• [PROVIDED DATA]
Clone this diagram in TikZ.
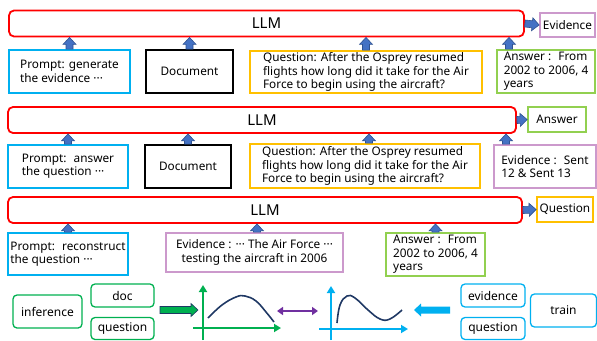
\documentclass[tikz,border=0pt]{standalone}
\usepackage{fontspec}
\setmainfont{Noto Sans}
\usepackage{tikz}
\usetikzlibrary{calc,arrows.meta}

\definecolor{llmred}{RGB}{255,0,0}
\definecolor{bxcyan}{RGB}{0,176,240}
\definecolor{bxorange}{RGB}{255,192,0}
\definecolor{bxgreen}{RGB}{146,208,80}
\definecolor{bxpink}{RGB}{204,153,204}
\definecolor{arrowblue}{RGB}{68,114,196}
\definecolor{arrowedge}{RGB}{47,82,143}
\definecolor{dkgreen}{RGB}{0,176,80}
\definecolor{curvenavy}{RGB}{31,56,100}
\definecolor{arrowpurple}{RGB}{112,48,160}

\tikzset{
  llm/.style={draw=llmred, line width=1.8pt, rounded corners=5pt,
    minimum width=#1, minimum height=26pt, font=\fontsize{15}{18}\selectfont},
  box/.style={draw=#1, line width=1.7pt, align=left, inner sep=1pt,
    font=\fontsize{11.8}{13.4}\selectfont},
  tag/.style={draw=#1, line width=1.3pt, rounded corners=4pt, inner sep=1pt,
    font=\fontsize{12}{14}\selectfont},
  fatarrow/.style={draw=arrowedge, fill=arrowblue, line width=0.6pt,
    to path={
      ($(\tikztostart)!3.5pt!90:(\tikztotarget)$) --
      ($(\tikztotarget)!7pt!(\tikztostart)!3.5pt!-90:(\tikztostart)$) --
      ($(\tikztotarget)!7pt!(\tikztostart)!6.5pt!-90:(\tikztostart)$) --
      (\tikztotarget) --
      ($(\tikztotarget)!7pt!(\tikztostart)!6.5pt!90:(\tikztostart)$) --
      ($(\tikztotarget)!7pt!(\tikztostart)!3.5pt!90:(\tikztostart)$) --
      ($(\tikztostart)!3.5pt!-90:(\tikztotarget)$) -- cycle}},
  axis/.style={line width=1.8pt, -{Triangle[length=7pt, width=8pt]}}
}

\begin{document}
\begin{tikzpicture}[x=1pt, y=-1pt]
    \useasboundingbox (0, 0) rectangle (597, 340);

    % first pass: generate the evidence
    \node[llm=515pt](llm1) at (266.5, 23.5){LLM};
    \node[box=bxpink, minimum width=55pt, minimum height=24pt](ev1) at (567.5, 25){Evidence};
    \node[box=bxcyan, minimum width=121pt, minimum height=43pt](p1) at (69.5, 71.5)
      {Prompt: generate\\the evidence ···};
    \node[box=black, line width=1.8pt, minimum width=87pt, minimum height=43pt](d1) at (189.5, 71.5){Document};
    \node[box=bxorange, minimum width=232pt, minimum height=42pt](q1) at (366, 72)
      {Question: After the Osprey resumed\\flights how long did it take for the Air\\Force to begin using the aircraft?};
    \node[box=bxgreen, minimum width=98pt, minimum height=43pt](a1) at (546, 71.5)
      {Answer :~ From\\2002 to 2006, 4\\years};
    \draw[fatarrow] (llm1.east) to (ev1.west);
    \draw[fatarrow] (p1.north) to (p1.north |- llm1.south);
    \draw[fatarrow] (d1.north) to (d1.north |- llm1.south);
    \draw[fatarrow] (q1.north) to (q1.north |- llm1.south);
    \draw[fatarrow] ([xshift=-37pt]a1.north) to ([xshift=-37pt]a1.north |- llm1.south);

    % second pass: answer the question
    \node[llm=508pt](llm2) at (262, 120){LLM};
    \node[box=bxgreen, minimum width=58pt, minimum height=25pt](an2) at (557, 119.5){Answer};
    \node[box=bxcyan, minimum width=120pt, minimum height=43pt](p2) at (68, 166.5)
      {Prompt:~ answer\\the question ···};
    \node[box=black, line width=1.8pt, minimum width=86pt, minimum height=43pt](d2) at (188, 166.5){Document};
    \node[box=bxorange, minimum width=230pt, minimum height=44pt](q2) at (365, 166)
      {Question: After the Osprey resumed\\flights how long did it take for the Air\\Force to begin using the aircraft?};
    \node[box=bxpink, minimum width=102pt, minimum height=43pt](e2) at (545, 166.5)
      {Evidence :~ Sent\\12 \& Sent 13};
    \draw[fatarrow] (llm2.east) to (an2.west);
    \draw[fatarrow] (p2.north) to (p2.north |- llm2.south);
    \draw[fatarrow] (d2.north) to (d2.north |- llm2.south);
    \draw[fatarrow] ([xshift=4pt]q2.north) to ([xshift=4pt]q2.north |- llm2.south);
    \draw[fatarrow] ([xshift=-39pt]e2.north) to ([xshift=-39pt]e2.north |- llm2.south);

    % third pass: reconstruct the question
    \node[llm=514pt](llm3) at (265, 210){LLM};
    \node[box=bxorange, minimum width=56pt, minimum height=25pt](qn3) at (565, 209.5){Question};
    \node[box=bxcyan, minimum width=120pt, minimum height=42pt](p3) at (68, 254)
      {Prompt:~ reconstruct\\the question ···};
    \node[box=bxpink, align=center, minimum width=177pt, minimum height=39pt](e3) at (254.5, 252.5)
      {Evidence : ··· The Air Force ···\\ testing the aircraft in 2006};
    \node[box=bxgreen, minimum width=99pt, minimum height=43pt](a3) at (435.5, 254.5)
      {Answer :~ From\\2002 to 2006, 4\\years};
    \draw[fatarrow] (llm3.east) to (qn3.west);
    \draw[fatarrow] (p3.north) to (p3.north |- llm3.south);
    \draw[fatarrow] ([xshift=2.5pt]e3.north) to ([xshift=2.5pt]e3.north |- llm3.south);
    \draw[fatarrow] (a3.north) to (a3.north |- llm3.south);

    % inference side
    \node[tag=dkgreen, minimum width=69pt, minimum height=33pt](inf) at (47.5, 311.5){inference};
    \node[tag=dkgreen, minimum width=63pt, minimum height=23pt](idoc) at (122.5, 295.5){doc};
    \node[tag=dkgreen, minimum width=63pt, minimum height=22pt](iq) at (122.5, 328.5){question};
    \coordinate (g1) at (160, 310);
    \coordinate (g2) at (198, 310);
    \draw[fatarrow, draw=curvenavy, fill=dkgreen] (g1) to (g2);
    \draw[axis, dkgreen] (203, 340) -- (203, 285);
    \draw[axis, dkgreen] (193, 328) -- (281, 328);
    \draw[curvenavy, line width=1.6pt] plot [smooth, tension=0.7]
      coordinates{(208, 318) (222, 305) (236, 297) (245, 296) (256, 301) (266, 312) (274, 322)};

    % both ways
    \coordinate (m1) at (277, 311);
    \coordinate (m2) at (318, 311);
    \draw[arrowpurple, line width=1.5pt, {Triangle[length=6pt, width=8pt]}-{Triangle[length=6pt, width=8pt]}] (m1) -- (m2);

    % train side
    \draw[axis, bxcyan] (331, 340) -- (331, 286);
    \draw[axis, bxcyan] (319, 329) -- (408, 329);
    \draw[curvenavy, line width=1.6pt] plot [smooth, tension=0.7]
      coordinates{(337, 323) (340, 305) (347, 296) (355, 298) (368, 310) (380, 319) (390, 319) (402, 310)};
    \coordinate (c1) at (450, 310);
    \coordinate (c2) at (414, 310);
    \draw[fatarrow, draw=none, fill=bxcyan] (c1) to (c2);
    \node[tag=bxcyan, minimum width=64pt, minimum height=23pt](tev) at (493, 295.5){evidence};
    \node[tag=bxcyan, minimum width=64pt, minimum height=22pt](tq) at (493, 328.5){question};
    \node[tag=bxcyan, minimum width=66pt, minimum height=33pt](train) at (563.5, 310.5){train};
\end{tikzpicture}
\end{document}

• [WRITTEN INSTRUCTION]
Output the data exactly. Pictures don't belong in the result.

• [CORRECT ANSWER]
Clone this diagram in TikZ.
\documentclass[tikz,border=0pt]{standalone}
\usepackage{fontspec}
\setmainfont{Noto Sans}
\usepackage{tikz}
\usetikzlibrary{calc,arrows.meta}

\definecolor{llmred}{RGB}{255,0,0}
\definecolor{bxcyan}{RGB}{0,176,240}
\definecolor{bxorange}{RGB}{255,192,0}
\definecolor{bxgreen}{RGB}{146,208,80}
\definecolor{bxpink}{RGB}{204,153,204}
\definecolor{arrowblue}{RGB}{68,114,196}
\definecolor{arrowedge}{RGB}{47,82,143}
\definecolor{dkgreen}{RGB}{0,176,80}
\definecolor{curvenavy}{RGB}{31,56,100}
\definecolor{arrowpurple}{RGB}{112,48,160}

\tikzset{
  llm/.style={draw=llmred, line width=1.8pt, rounded corners=5pt,
    minimum width=#1, minimum height=26pt, font=\fontsize{15}{18}\selectfont},
  box/.style={draw=#1, line width=1.7pt, align=left, inner sep=1pt,
    font=\fontsize{11.8}{13.4}\selectfont},
  tag/.style={draw=#1, line width=1.3pt, rounded corners=4pt, inner sep=1pt,
    font=\fontsize{12}{14}\selectfont},
  fatarrow/.style={draw=arrowedge, fill=arrowblue, line width=0.6pt,
    to path={
      ($(\tikztostart)!3.5pt!90:(\tikztotarget)$) --
      ($(\tikztotarget)!7pt!(\tikztostart)!3.5pt!-90:(\tikztostart)$) --
      ($(\tikztotarget)!7pt!(\tikztostart)!6.5pt!-90:(\tikztostart)$) --
      (\tikztotarget) --
      ($(\tikztotarget)!7pt!(\tikztostart)!6.5pt!90:(\tikztostart)$) --
      ($(\tikztotarget)!7pt!(\tikztostart)!3.5pt!90:(\tikztostart)$) --
      ($(\tikztostart)!3.5pt!-90:(\tikztotarget)$) -- cycle}},
  axis/.style={line width=1.8pt, -{Triangle[length=7pt, width=8pt]}}
}

\begin{document}
\begin{tikzpicture}[x=1pt, y=-1pt]
    \useasboundingbox (0, 0) rectangle (597, 340);

    % first pass: generate the evidence
    \node[llm=515pt](llm1) at (266.5, 23.5){LLM};
    \node[box=bxpink, minimum width=55pt, minimum height=24pt](ev1) at (567.5, 25){Evidence};
    \node[box=bxcyan, minimum width=121pt, minimum height=43pt](p1) at (69.5, 71.5)
      {Prompt: generate\\the evidence ···};
    \node[box=black, line width=1.8pt, minimum width=87pt, minimum height=43pt](d1) at (189.5, 71.5){Document};
    \node[box=bxorange, minimum width=232pt, minimum height=42pt](q1) at (366, 72)
      {Question: After the Osprey resumed\\flights how long did it take for the Air\\Force to begin using the aircraft?};
    \node[box=bxgreen, minimum width=98pt, minimum height=43pt](a1) at (546, 71.5)
      {Answer :~ From\\2002 to 2006, 4\\years};
    \draw[fatarrow] (llm1.east) to (ev1.west);
    \draw[fatarrow] (p1.north) to (p1.north |- llm1.south);
    \draw[fatarrow] (d1.north) to (d1.north |- llm1.south);
    \draw[fatarrow] (q1.north) to (q1.north |- llm1.south);
    \draw[fatarrow] ([xshift=-37pt]a1.north) to ([xshift=-37pt]a1.north |- llm1.south);

    % second pass: answer the question
    \node[llm=508pt](llm2) at (262, 120){LLM};
    \node[box=bxgreen, minimum width=58pt, minimum height=25pt](an2) at (557, 119.5){Answer};
    \node[box=bxcyan, minimum width=120pt, minimum height=43pt](p2) at (68, 166.5)
      {Prompt:~ answer\\the question ···};
    \node[box=black, line width=1.8pt, minimum width=86pt, minimum height=43pt](d2) at (188, 166.5){Document};
    \node[box=bxorange, minimum width=230pt, minimum height=44pt](q2) at (365, 166)
      {Question: After the Osprey resumed\\flights how long did it take for the Air\\Force to begin using the aircraft?};
    \node[box=bxpink, minimum width=102pt, minimum height=43pt](e2) at (545, 166.5)
      {Evidence :~ Sent\\12 \& Sent 13};
    \draw[fatarrow] (llm2.east) to (an2.west);
    \draw[fatarrow] (p2.north) to (p2.north |- llm2.south);
    \draw[fatarrow] (d2.north) to (d2.north |- llm2.south);
    \draw[fatarrow] ([xshift=4pt]q2.north) to ([xshift=4pt]q2.north |- llm2.south);
    \draw[fatarrow] ([xshift=-39pt]e2.north) to ([xshift=-39pt]e2.north |- llm2.south);

    % third pass: reconstruct the question
    \node[llm=514pt](llm3) at (265, 210){LLM};
    \node[box=bxorange, minimum width=56pt, minimum height=25pt](qn3) at (565, 209.5){Question};
    \node[box=bxcyan, minimum width=120pt, minimum height=42pt](p3) at (68, 254)
      {Prompt:~ reconstruct\\the question ···};
    \node[box=bxpink, align=center, minimum width=177pt, minimum height=39pt](e3) at (254.5, 252.5)
      {Evidence : ··· The Air Force ···\\ testing the aircraft in 2006};
    \node[box=bxgreen, minimum width=99pt, minimum height=43pt](a3) at (435.5, 254.5)
      {Answer :~ From\\2002 to 2006, 4\\years};
    \draw[fatarrow] (llm3.east) to (qn3.west);
    \draw[fatarrow] (p3.north) to (p3.north |- llm3.south);
    \draw[fatarrow] ([xshift=2.5pt]e3.north) to ([xshift=2.5pt]e3.north |- llm3.south);
    \draw[fatarrow] (a3.north) to (a3.north |- llm3.south);

    % inference side
    \node[tag=dkgreen, minimum width=69pt, minimum height=33pt](inf) at (47.5, 311.5){inference};
    \node[tag=dkgreen, minimum width=63pt, minimum height=23pt](idoc) at (122.5, 295.5){doc};
    \node[tag=dkgreen, minimum width=63pt, minimum height=22pt](iq) at (122.5, 328.5){question};
    \coordinate (g1) at (160, 310);
    \coordinate (g2) at (198, 310);
    \draw[fatarrow, draw=curvenavy, fill=dkgreen] (g1) to (g2);
    \draw[axis, dkgreen] (203, 340) -- (203, 285);
    \draw[axis, dkgreen] (193, 328) -- (281, 328);
    \draw[curvenavy, line width=1.6pt] plot [smooth, tension=0.7]
      coordinates{(208, 318) (222, 305) (236, 297) (245, 296) (256, 301) (266, 312) (274, 322)};

    % both ways
    \coordinate (m1) at (277, 311);
    \coordinate (m2) at (318, 311);
    \draw[arrowpurple, line width=1.5pt, {Triangle[length=6pt, width=8pt]}-{Triangle[length=6pt, width=8pt]}] (m1) -- (m2);

    % train side
    \draw[axis, bxcyan] (331, 340) -- (331, 286);
    \draw[axis, bxcyan] (319, 329) -- (408, 329);
    \draw[curvenavy, line width=1.6pt] plot [smooth, tension=0.7]
      coordinates{(337, 323) (340, 305) (347, 296) (355, 298) (368, 310) (380, 319) (390, 319) (402, 310)};
    \coordinate (c1) at (450, 310);
    \coordinate (c2) at (414, 310);
    \draw[fatarrow, draw=none, fill=bxcyan] (c1) to (c2);
    \node[tag=bxcyan, minimum width=64pt, minimum height=23pt](tev) at (493, 295.5){evidence};
    \node[tag=bxcyan, minimum width=64pt, minimum height=22pt](tq) at (493, 328.5){question};
    \node[tag=bxcyan, minimum width=66pt, minimum height=33pt](train) at (563.5, 310.5){train};
\end{tikzpicture}
\end{document}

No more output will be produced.